Hidden hotel fees, explained
The nightly rate is the bit hotels want you to see. The total you actually pay can be noticeably higher once a handful of extra charges are added — some at booking, some only at checkout. Knowing what they are is the first step to comparing rooms fairly.
The usual suspects
Not every hotel charges all of these, and they vary widely by country, city and property. But these are the extras that most often separate the headline rate from the real total:
- Resort or facility fees. A daily charge, common at some resorts and city hotels, supposedly covering things like Wi-Fi, the gym or the pool — whether you use them or not.
- City or tourist taxes. Many destinations apply a per-person, per-night tax that often isn't included in the room price and is sometimes collected at the property.
- Parking. "Free parking" is far from guaranteed, especially in cities, where a daily rate can add up quickly.
- Breakfast. A rate that looks cheap may be room-only; adding breakfast for a few mornings can change the comparison.
- Booking or service fees. Some platforms add their own charges, and certain payment methods or currency conversions can nudge the price up too.
How to find the real total
The fix is straightforward in principle: never compare on the nightly rate alone. Build each option up to a true total before you decide. A simple routine helps:
- Read the full price breakdown on the booking page, including any taxes and fees shown at the final step.
- Check whether a tourist tax is charged separately at the property — it's frequently listed in the small print rather than the headline.
- Add the extras you'll actually use: parking nights, breakfasts, anything a resort fee doesn't already cover.
- Compare the all-in totals, not the teaser rates, across your shortlist.
Our hotel true-cost calculator does this maths for you: pop in the nightly rate, nights, and any resort fee, tax, parking or breakfast, and it shows the real total so two hotels can be compared like for like.

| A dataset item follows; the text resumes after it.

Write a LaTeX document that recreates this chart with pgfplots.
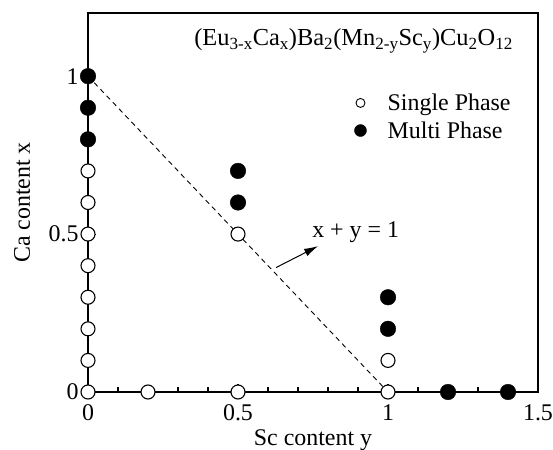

Why booking direct can help
Once you've found a hotel you like, it's often worth checking the property's own website. The price can match what you saw elsewhere, and booking direct sometimes makes it easier to clarify what's included, sort out special requests, and handle changes later. It can also be the clearest place to see which fees apply, because you're dealing with the hotel rather than a layer of intermediaries. Either way, the goal is the same — know the genuine all-in total before you commit, so a "cheap" room doesn't turn into the expensive one.